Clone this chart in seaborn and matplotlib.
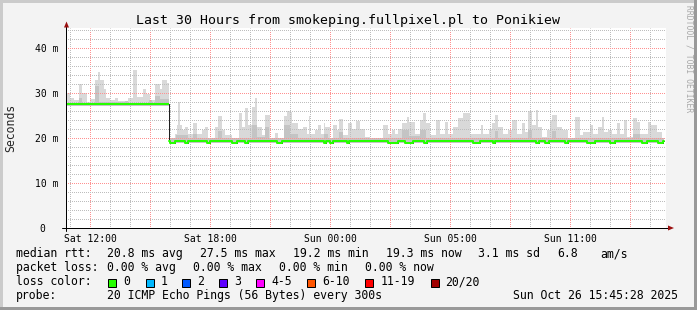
import numpy as np
import matplotlib
matplotlib.use("Agg")
import matplotlib.pyplot as plt
import matplotlib.transforms as mtransforms
from matplotlib.patches import Rectangle, Polygon
import seaborn as sns

# ---------------- data (hours since start of the 30 h window, ms) ----------------
smoke_t = [0.00, 0.20, 0.40, 0.65, 0.80, 1.05, 1.20, 1.45, 1.60, 1.70, 1.90, 2.00, 2.20,
           2.45, 2.60, 3.10, 3.35, 3.55, 3.85, 4.00, 4.20, 4.45, 4.70, 4.80, 5.05,
           5.15, 5.45, 5.55, 5.60, 5.70, 5.80, 5.95, 6.10, 6.35, 6.55, 6.80, 6.95, 7.10,
           7.45, 7.60, 7.80, 7.95, 8.30, 8.65, 8.80, 8.95, 9.10, 9.30, 9.45, 9.55, 9.80,
           9.95, 10.20, 10.45, 10.60, 10.90, 11.05, 11.20, 11.30, 11.60, 11.85, 12.05,
           12.15, 12.20, 12.45, 12.60, 12.75, 12.90, 12.95, 13.20, 13.35, 13.55, 13.65,
           13.85, 14.10, 14.30, 14.50, 14.70,
           14.95, 15.20, 15.85, 16.10, 16.30, 16.45, 16.60, 16.80, 17.05, 17.15, 17.45,
           17.70, 17.85, 18.00, 18.20, 18.50, 18.70, 18.95, 19.10, 19.35, 19.60, 19.85,
           20.20, 20.75, 20.85, 21.15, 21.30, 21.45, 21.60, 21.85, 22.10, 22.30, 22.55,
           22.80, 22.95, 23.10, 23.30, 23.50, 23.60, 23.80, 24.05, 24.20, 24.30, 24.55, 24.80,
           25.10, 25.45, 25.70, 25.85, 26.20, 26.35, 26.60, 26.80, 26.90, 27.10, 27.30,
           27.55, 27.70, 27.90, 28.05, 28.35, 28.55, 28.70, 29.10, 29.25, 29.55, 29.80]
smoke_top = [30.0, 29.0, 28.5, 32.0, 30.0, 28.0, 28.7, 32.9, 34.6, 32.9, 31.0, 28.9, 28.5,
             29.0, 28.3, 29.0, 35.1, 29.2, 31.0, 29.8, 28.4, 32.0, 30.8, 33.0, 32.2,
             19.8, 21.0, 22.9, 28.0, 22.9, 21.8, 22.4, 21.0, 23.3, 21.0, 21.7, 22.4, 19.8,
             22.4, 24.9, 21.8, 20.6, 19.9, 25.5, 22.4, 26.6, 22.9, 27.0, 28.9, 22.4, 20.6,
             25.1, 20.0, 21.2, 19.9, 24.8, 26.1, 25.7, 23.4, 22.0, 22.5, 20.9,
             24.9, 20.9, 21.8, 23.0, 20.9, 23.3, 22.4, 20.0, 22.9, 21.8, 24.2,
             20.6, 23.3, 22.0, 23.7, 21.9,
             20.3, 19.9, 22.9, 21.0, 21.8, 21.0, 22.1, 23.3, 24.7, 23.6, 21.0,
             24.0, 25.5, 23.3, 20.6, 24.0, 21.0, 23.6, 21.0, 22.4, 24.4, 25.5,
             21.0, 23.0, 21.0, 22.0, 23.3, 25.1, 22.4, 21.0, 21.8, 24.0, 21.0,
             23.3, 21.4, 25.9, 22.9, 26.2, 22.4, 20.3, 21.8, 24.0, 25.1, 22.4, 21.8,
             19.9, 24.7, 20.6, 21.4, 22.9, 21.0, 22.4, 24.7, 21.4, 21.8, 21.0,
             23.3, 21.0, 24.0, 20.3, 24.4, 23.6, 21.0, 23.6, 22.9, 21.4, 19.9]

dark_t = [0.00, 0.65, 0.80, 1.45, 1.65, 2.95, 3.10, 4.15, 4.30, 4.45, 4.70,
          5.15, 5.50, 6.10, 6.35, 6.55, 7.60, 7.80, 9.30, 9.55, 9.95, 10.15, 10.90,
          11.20, 11.60, 12.90, 13.10, 13.65, 13.85, 16.80, 17.15, 17.70, 18.00, 21.45,
          21.60, 23.10, 23.30, 24.30, 24.50, 28.35, 28.70]
dark_top = [27.8, 28.8, 27.8, 31.5, 28.0, 28.3, 27.8, 28.5, 27.8, 29.3, 28.6,
            20.0, 20.6, 20.0, 21.0, 20.0, 21.5, 20.0, 22.9, 20.2, 22.4, 20.0, 22.8,
            21.0, 20.0, 21.0, 20.0, 21.3, 20.0, 21.8, 20.4, 21.8, 20.0, 21.6,
            20.0, 21.8, 20.0, 21.5, 20.0, 20.9, 20.0]

low_t = [0.00, 5.15]
low_v = [27.1, 18.9]

median_t = [0.00, 5.15, 5.20, 5.45, 5.95, 6.10, 7.05, 7.20, 8.30, 8.55, 8.95, 9.10,
            10.55, 10.80, 12.90, 13.00, 13.20, 13.35, 14.05, 14.15, 16.10, 16.60,
            16.95, 17.35, 17.90, 18.05, 20.35, 20.70, 21.35, 21.45, 23.50, 23.65,
            23.95, 24.15, 24.95, 25.10, 26.05, 26.45, 27.20, 27.45, 28.80, 29.05,
            29.60, 29.85]
median_v = [27.5, 19.3, 19.0, 19.3, 19.0, 19.3, 19.0, 19.3, 19.0, 19.3, 19.0, 19.3,
            19.0, 19.3, 19.0, 19.3, 19.0, 19.3, 19.0, 19.3, 19.0, 19.3,
            19.0, 19.3, 19.0, 19.3, 19.0, 19.3, 19.0, 19.3, 19.0, 19.3,
            19.0, 19.3, 19.0, 19.3, 19.0, 19.3, 19.0, 19.3, 19.0, 19.3,
            19.0, 19.3]
end_t = 29.9

x_major = [1.2, 4.2, 7.2, 10.2, 13.2, 16.2, 19.2, 22.2, 25.2, 28.2]
x_labels = ['Sat 12:00', '', 'Sat 18:00', '', 'Sun 00:00', '', 'Sun 05:00', '', 'Sun 11:00', '']
x_minor = [0.2 + k for k in range(30)]
y_major = [0, 10, 20, 30, 40]
y_labels = ['0', '10 m', '20 m', '30 m', '40 m']
y_minor = list(range(0, 45, 2))

title = 'Last 30 Hours from smokeping.fullpixel.pl to Ponikiew'
legend_rows = [
    [(16, 'median rtt:'), (107.3, '20.8 ms avg'), (200, '27.5 ms max'), (293.3, '19.2 ms min'),
     (386, '19.3 ms now'), (478.3, '3.1 ms sd'), (557, '6.8'), (600, 'am/s')],
    [(16, 'packet loss:'), (107.3, '0.00 % avg'), (193.3, '0.00 % max'), (279.3, '0.00 % min'),
     (365, '0.00 % now')],
    [(16, 'loss color:')],
    [(16, 'probe:'), (107.3, '20 ICMP Echo Pings (56 Bytes) every 300s'),
     (513.3, 'Sun Oct 26 15:45:28 2025')],
]
loss_labels = ['0', '1', '2', '3', '4-5', '6-10', '11-19', '20/20']
loss_colors = ['#26ff00', '#00b8ff', '#0059ff', '#5e00ff', '#ff00ff', '#ff5500', '#ff0000', '#a10000']
loss_box_x = [108.3, 145.7, 182.3, 219, 255.7, 307.3, 365, 431]
loss_text_x = [123.3, 161, 197.3, 234.3, 271, 322.3, 380.7, 445]

# ---------------- style ----------------
sns.set_style("white")
plt.rcParams['font.family'] = ['DejaVu Sans Mono', 'DejaVu Sans']

W, H = 697, 310
fig = plt.figure(figsize=(W / 100, H / 100), dpi=100, facecolor='#f3f3f3')

def fx(x):
    return x / W

def fy(y):
    return 1 - y / H

# plot area pixel-aligned: x 66..666, y 28..228 (from top)
ax = fig.add_axes([66 / W, 82 / H, 600 / W, 200 / H])
ax.set_facecolor('white')
ax.set_xlim(0, 30)
ax.set_ylim(0, 200 / 4.5)

def step_values(ts, vs, grid):
    idx = np.searchsorted(np.asarray(ts), grid, side='right') - 1
    return np.asarray(vs)[idx]

assert len(smoke_t) == len(smoke_top)
assert len(dark_t) == len(dark_top)
assert len(median_t) == len(median_v)

grid = np.unique(np.concatenate([smoke_t, dark_t, low_t, [end_t]]))
top = step_values(smoke_t, smoke_top, grid)
dark = step_values(dark_t, dark_top, grid)
low = step_values(low_t, low_v, grid)

ax.fill_between(grid, low, top, step='post', color='#d9d9d9', linewidth=0, zorder=1)
ax.fill_between(grid, low, dark, step='post', color='#c4c4c4', linewidth=0, zorder=1.5)

mgrid = np.array(median_t + [end_t])
mvals = np.array(median_v + [median_v[-1]])
# dark under-line (shows at the step change)
sns.lineplot(x=mgrid, y=mvals, ax=ax, drawstyle='steps-post', color='#202020',
             linewidth=0.72, zorder=4, estimator=None, sort=False)
# green loss-coloured median: first level as a flat segment, later levels as a step line
ax.hlines(median_v[0], mgrid[0], mgrid[1], colors='#26ff00', linewidth=1.44, zorder=5)
sns.lineplot(x=mgrid[1:], y=mvals[1:], ax=ax, drawstyle='steps-post', color='#26ff00',
             linewidth=1.44, zorder=5, estimator=None, sort=False)

# grid (1 px on / 1 px off, offset so dots land on whole pixels)
dotted = (0.5, (1, 1))
ax.set_xticks(x_major)
ax.set_xticklabels(x_labels)
ax.set_xticks(x_minor, minor=True)
ax.set_yticks(y_major)
ax.set_yticklabels(y_labels)
ax.set_yticks(y_minor, minor=True)
ax.set_axisbelow(False)
ax.grid(which='major', color='#ff9090', linestyle=dotted, linewidth=0.72, zorder=2.5)
ax.grid(which='minor', color='#bdbdbd', linestyle=dotted, linewidth=0.72, zorder=2.4)
ax.tick_params(axis='both', which='major', direction='out', length=2.2, width=0.72,
               color='#444444', labelsize=7, labelcolor='black')
ax.tick_params(axis='both', which='minor', direction='out', length=1.4, width=0.72,
               color='#888888')
ax.tick_params(axis='x', which='major', pad=2.4)
ax.tick_params(axis='y', which='major', pad=3.4)
for lab in ax.get_yticklabels():
    if lab.get_text() == '0':
        lab.set_transform(lab.get_transform() +
                          mtransforms.ScaledTranslation(-12.6 / 100, 0, fig.dpi_scale_trans))
for s in ax.spines.values():
    s.set_visible(False)

# axis lines with arrows
ax.plot([0, 0], [-3 / 200, (228 - 23) / 200], transform=ax.transAxes, clip_on=False,
        color='black', linewidth=0.72, zorder=6)
ax.plot([(62 - 66) / 600, (669 - 66) / 600], [0, 0], transform=ax.transAxes,
        clip_on=False, color='black', linewidth=0.72, zorder=6)
arrow_c = '#9b1010'
fig.add_artist(Polygon([(fx(64.0), fy(27.5)), (fx(69.0), fy(27.5)), (fx(66.5), fy(21.5))],
                       closed=True, facecolor=arrow_c, edgecolor='none', transform=fig.transFigure))
fig.add_artist(Polygon([(fx(668), fy(225.5)), (fx(668), fy(230.5)), (fx(674), fy(228))],
                       closed=True, facecolor=arrow_c, edgecolor='none', transform=fig.transFigure))

# texts
fig.text(fx(348), fy(24), title, ha='center', va='baseline', fontsize=9.5, color='black')
fig.text(fx(11), fy(128), 'Seconds', rotation=90, ha='center', va='center', fontsize=8.3)
fig.text(fx(689), fy(58.5), 'RRDTOOL / TOBI OETIKER', rotation=270, ha='center', va='center',
         fontsize=5.8, color='#a8a8a8')

baselines = [257.3, 271.3, 285.3, 299.3]
for row, base in zip(legend_rows, baselines):
    for x, s in row:
        fig.text(fx(x), fy(base), s, ha='left', va='baseline', fontsize=8.3, color='black')

for bx, tx, lab, col in zip(loss_box_x, loss_text_x, loss_labels, loss_colors):
    fig.add_artist(Rectangle((fx(bx), fy(286.5)), 8 / W, 8 / H, facecolor=col,
                             edgecolor='black', linewidth=0.72, transform=fig.transFigure))
    fig.text(fx(tx), fy(baselines[2]), lab, ha='left', va='baseline', fontsize=8.3, color='black')

# bevelled frame
fig.add_artist(Rectangle((0, fy(3)), 1, 3 / H, facecolor='#cbcbcb', edgecolor='none',
                         transform=fig.transFigure))
fig.add_artist(Rectangle((0, 0), 3 / W, 1, facecolor='#cbcbcb', edgecolor='none',
                         transform=fig.transFigure))
fig.add_artist(Rectangle((0, 0), 1, 3 / H, facecolor='#999999', edgecolor='none',
                         transform=fig.transFigure))
fig.add_artist(Rectangle((fx(694), 0), 3 / W, 1, facecolor='#999999', edgecolor='none',
                         transform=fig.transFigure))

fig.savefig('out.png', dpi=100, facecolor=fig.get_facecolor())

◆ **What the exercise asks**
Pictures excluded, repeat exactly the lines from the top of the material through the line with "import seaborn as sns", including both of those lines.

◆ **Written reply**
Clone this chart in seaborn and matplotlib.
import numpy as np
import matplotlib
matplotlib.use("Agg")
import matplotlib.pyplot as plt
import matplotlib.transforms as mtransforms
from matplotlib.patches import Rectangle, Polygon
import seaborn as sns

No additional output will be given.